- What is being asked: Exactly repeat the material, dropping every picture from the copy.
※
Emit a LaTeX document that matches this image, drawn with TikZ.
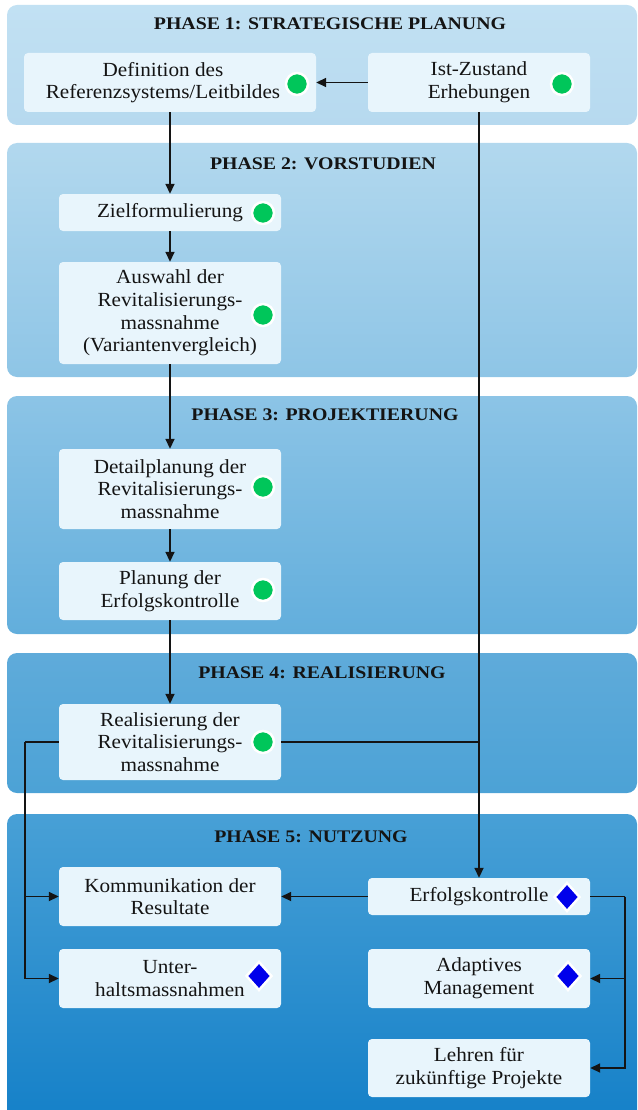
\documentclass[tikz,border=0pt]{standalone}
\usepackage{fontspec}
\setmainfont{Liberation Serif}[FakeStretch=1.06]
\newfontfamily\titlefont{Liberation Serif}[FakeStretch=1.12]
\usetikzlibrary{arrows.meta,shapes.geometric}
\definecolor{boxfill}{HTML}{E8F5FC}
\definecolor{txt}{HTML}{141414}
\definecolor{gdotc}{RGB}{0,198,90}
\definecolor{bdia}{RGB}{0,0,235}
\definecolor{pat}{HTML}{C2E1F3}\definecolor{pab}{HTML}{B6D9EF}
\definecolor{pbt}{HTML}{B2D8EE}\definecolor{pbb}{HTML}{8EC5E6}
\definecolor{pct}{HTML}{8CC4E6}\definecolor{pcb}{HTML}{62AEDC}
\definecolor{pdt}{HTML}{5FABDA}\definecolor{pdb}{HTML}{4CA2D6}
\definecolor{pet}{HTML}{48A0D6}\definecolor{peb}{HTML}{1480C8}
\tikzset{
  panel/.style={rounded corners=10pt},
  box/.style={rectangle, rounded corners=4pt, fill=boxfill, inner sep=0pt, align=center,
    text=txt, font=\fontsize{20}{22.7}\selectfont, minimum width=222pt},
  boxtext/.style={inner sep=0pt, align=center, text=txt, font=\fontsize{20}{22.7}\selectfont},
  ptitle/.style={text=txt, font=\titlefont\bfseries\fontsize{17.7}{20}\selectfont, inner sep=0pt},
  gdot/.style={circle, fill=gdotc, draw=white, line width=2.5pt, minimum size=22pt, inner sep=0pt},
  bdot/.style={diamond, fill=bdia, draw=white, line width=2.5pt, minimum width=26pt, minimum height=29pt, inner sep=0pt},
  arr/.style={-{Triangle[length=10pt,width=9pt]}, line width=1.7pt, draw=black!92},
  plain/.style={line width=1.7pt, draw=black!92}
}
\begin{document}
\begin{tikzpicture}[x=1pt,y=1pt]
\useasboundingbox (0,0) rectangle (637,-1110);
% panels
\shade[panel, top color=pat, bottom color=pab] (7,-5) rectangle (637,-125);
\shade[panel, top color=pbt, bottom color=pbb] (7,-143) rectangle (637,-377);
\shade[panel, top color=pct, bottom color=pcb] (7,-396) rectangle (637,-634);
\shade[panel, top color=pdt, bottom color=pdb] (7,-653) rectangle (637,-793);
\shade[panel, top color=pet, bottom color=peb] (7,-814) rectangle (637,-1125);
% titles
\node[ptitle] (t1) at (330,-24) {PHASE 1: STRATEGISCHE PLANUNG};
\node[ptitle] (t2) at (323,-164) {PHASE 2: VORSTUDIEN};
\node[ptitle] (t3) at (325,-415) {PHASE 3: PROJEKTIERUNG};
\node[ptitle] (t4) at (322,-673) {PHASE 4: REALISIERUNG};
\node[ptitle] (t5) at (311,-837) {PHASE 5: NUTZUNG};
% boxes
\node[box, minimum width=292pt, minimum height=59pt] (def) at (170,-82.5) {};
\node[boxtext] (deft) at (163,-82.5) {Definition des\\Referenzsystems/Leitbildes};
\node[box, minimum height=59pt] (ist) at (479,-82.5) {Ist-Zustand\\Erhebungen};
\node[box, minimum height=37pt] (ziel) at (170,-212.5) {Zielformulierung};
\node[box, minimum height=102pt] (ausw) at (170,-313) {Auswahl der\\Revitalisierungs-\\massnahme\\(Variantenvergleich)};
\node[box, minimum height=80pt] (det) at (170,-489) {Detailplanung der\\Revitalisierungs-\\massnahme};
\node[box, minimum height=58pt] (plan) at (170,-591) {Planung der\\Erfolgskontrolle};
\node[box, minimum height=76pt] (real) at (170,-742) {Realisierung der\\Revitalisierungs-\\massnahme};
\node[box, minimum height=59pt] (komm) at (170,-896.5) {Kommunikation der\\Resultate};
\node[box, minimum height=59pt] (unter) at (170,-978.5) {Unter-\\haltsmassnahmen};
\node[box, minimum height=37pt] (erf) at (479,-896.5) {Erfolgskontrolle};
\node[box, minimum height=59pt] (adapt) at (479,-978.5) {Adaptives\\Management};
\node[box, minimum height=58pt] (lehr) at (479,-1068) {Lehren für\\zukünftige Projekte};
% markers
\node[gdot] (d1) at (297,-84) {};
\node[gdot] (d2) at (562,-84) {};
\node[gdot] (d3) at (263,-213) {};
\node[gdot] (d4) at (263,-315) {};
\node[gdot] (d5) at (263,-487) {};
\node[gdot] (d6) at (263,-590) {};
\node[gdot] (d7) at (263,-742) {};
\node[bdot] (m1) at (567,-897) {};
\node[bdot] (m2) at (259,-976) {};
\node[bdot] (m3) at (568,-976) {};
% connectors
\draw[arr] (ist.west) -- (def.east);
\draw[arr] (def.south) -- (ziel.north);
\draw[arr] (ziel.south) -- (ausw.north);
\draw[arr] (ausw.south) -- (det.north);
\draw[arr] (det.south) -- (plan.north);
\draw[arr] (plan.south) -- (real.north);
\draw[arr] (ist.south) -- (erf.north);
\draw[plain] (real.east) -- (ist.south |- real.east);
\coordinate (lc) at (25,-742);
\draw[plain] (real.west) -- (lc);
\draw[arr] (lc) |- (komm.west);
\draw[arr] (lc) |- (unter.west);
\draw[arr] (erf.west) -- (komm.east);
\coordinate (rc) at (625,-896.5);
\draw[plain] (erf.east) -- (rc);
\draw[arr] (rc) |- (adapt.east);
\draw[arr] (rc) |- (lehr.east);
\end{tikzpicture}
\end{document}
※
- Answer for this exercise:
Emit a LaTeX document that matches this image, drawn with TikZ.
\documentclass[tikz,border=0pt]{standalone}
\usepackage{fontspec}
\setmainfont{Liberation Serif}[FakeStretch=1.06]
\newfontfamily\titlefont{Liberation Serif}[FakeStretch=1.12]
\usetikzlibrary{arrows.meta,shapes.geometric}
\definecolor{boxfill}{HTML}{E8F5FC}
\definecolor{txt}{HTML}{141414}
\definecolor{gdotc}{RGB}{0,198,90}
\definecolor{bdia}{RGB}{0,0,235}
\definecolor{pat}{HTML}{C2E1F3}\definecolor{pab}{HTML}{B6D9EF}
\definecolor{pbt}{HTML}{B2D8EE}\definecolor{pbb}{HTML}{8EC5E6}
\definecolor{pct}{HTML}{8CC4E6}\definecolor{pcb}{HTML}{62AEDC}
\definecolor{pdt}{HTML}{5FABDA}\definecolor{pdb}{HTML}{4CA2D6}
\definecolor{pet}{HTML}{48A0D6}\definecolor{peb}{HTML}{1480C8}
\tikzset{
  panel/.style={rounded corners=10pt},
  box/.style={rectangle, rounded corners=4pt, fill=boxfill, inner sep=0pt, align=center,
    text=txt, font=\fontsize{20}{22.7}\selectfont, minimum width=222pt},
  boxtext/.style={inner sep=0pt, align=center, text=txt, font=\fontsize{20}{22.7}\selectfont},
  ptitle/.style={text=txt, font=\titlefont\bfseries\fontsize{17.7}{20}\selectfont, inner sep=0pt},
  gdot/.style={circle, fill=gdotc, draw=white, line width=2.5pt, minimum size=22pt, inner sep=0pt},
  bdot/.style={diamond, fill=bdia, draw=white, line width=2.5pt, minimum width=26pt, minimum height=29pt, inner sep=0pt},
  arr/.style={-{Triangle[length=10pt,width=9pt]}, line width=1.7pt, draw=black!92},
  plain/.style={line width=1.7pt, draw=black!92}
}
\begin{document}
\begin{tikzpicture}[x=1pt,y=1pt]
\useasboundingbox (0,0) rectangle (637,-1110);
% panels
\shade[panel, top color=pat, bottom color=pab] (7,-5) rectangle (637,-125);
\shade[panel, top color=pbt, bottom color=pbb] (7,-143) rectangle (637,-377);
\shade[panel, top color=pct, bottom color=pcb] (7,-396) rectangle (637,-634);
\shade[panel, top color=pdt, bottom color=pdb] (7,-653) rectangle (637,-793);
\shade[panel, top color=pet, bottom color=peb] (7,-814) rectangle (637,-1125);
% titles
\node[ptitle] (t1) at (330,-24) {PHASE 1: STRATEGISCHE PLANUNG};
\node[ptitle] (t2) at (323,-164) {PHASE 2: VORSTUDIEN};
\node[ptitle] (t3) at (325,-415) {PHASE 3: PROJEKTIERUNG};
\node[ptitle] (t4) at (322,-673) {PHASE 4: REALISIERUNG};
\node[ptitle] (t5) at (311,-837) {PHASE 5: NUTZUNG};
% boxes
\node[box, minimum width=292pt, minimum height=59pt] (def) at (170,-82.5) {};
\node[boxtext] (deft) at (163,-82.5) {Definition des\\Referenzsystems/Leitbildes};
\node[box, minimum height=59pt] (ist) at (479,-82.5) {Ist-Zustand\\Erhebungen};
\node[box, minimum height=37pt] (ziel) at (170,-212.5) {Zielformulierung};
\node[box, minimum height=102pt] (ausw) at (170,-313) {Auswahl der\\Revitalisierungs-\\massnahme\\(Variantenvergleich)};
\node[box, minimum height=80pt] (det) at (170,-489) {Detailplanung der\\Revitalisierungs-\\massnahme};
\node[box, minimum height=58pt] (plan) at (170,-591) {Planung der\\Erfolgskontrolle};
\node[box, minimum height=76pt] (real) at (170,-742) {Realisierung der\\Revitalisierungs-\\massnahme};
\node[box, minimum height=59pt] (komm) at (170,-896.5) {Kommunikation der\\Resultate};
\node[box, minimum height=59pt] (unter) at (170,-978.5) {Unter-\\haltsmassnahmen};
\node[box, minimum height=37pt] (erf) at (479,-896.5) {Erfolgskontrolle};
\node[box, minimum height=59pt] (adapt) at (479,-978.5) {Adaptives\\Management};
\node[box, minimum height=58pt] (lehr) at (479,-1068) {Lehren für\\zukünftige Projekte};
% markers
\node[gdot] (d1) at (297,-84) {};
\node[gdot] (d2) at (562,-84) {};
\node[gdot] (d3) at (263,-213) {};
\node[gdot] (d4) at (263,-315) {};
\node[gdot] (d5) at (263,-487) {};
\node[gdot] (d6) at (263,-590) {};
\node[gdot] (d7) at (263,-742) {};
\node[bdot] (m1) at (567,-897) {};
\node[bdot] (m2) at (259,-976) {};
\node[bdot] (m3) at (568,-976) {};
% connectors
\draw[arr] (ist.west) -- (def.east);
\draw[arr] (def.south) -- (ziel.north);
\draw[arr] (ziel.south) -- (ausw.north);
\draw[arr] (ausw.south) -- (det.north);
\draw[arr] (det.south) -- (plan.north);
\draw[arr] (plan.south) -- (real.north);
\draw[arr] (ist.south) -- (erf.north);
\draw[plain] (real.east) -- (ist.south |- real.east);
\coordinate (lc) at (25,-742);
\draw[plain] (real.west) -- (lc);
\draw[arr] (lc) |- (komm.west);
\draw[arr] (lc) |- (unter.west);
\draw[arr] (erf.west) -- (komm.east);
\coordinate (rc) at (625,-896.5);
\draw[plain] (erf.east) -- (rc);
\draw[arr] (rc) |- (adapt.east);
\draw[arr] (rc) |- (lehr.east);
\end{tikzpicture}
\end{document}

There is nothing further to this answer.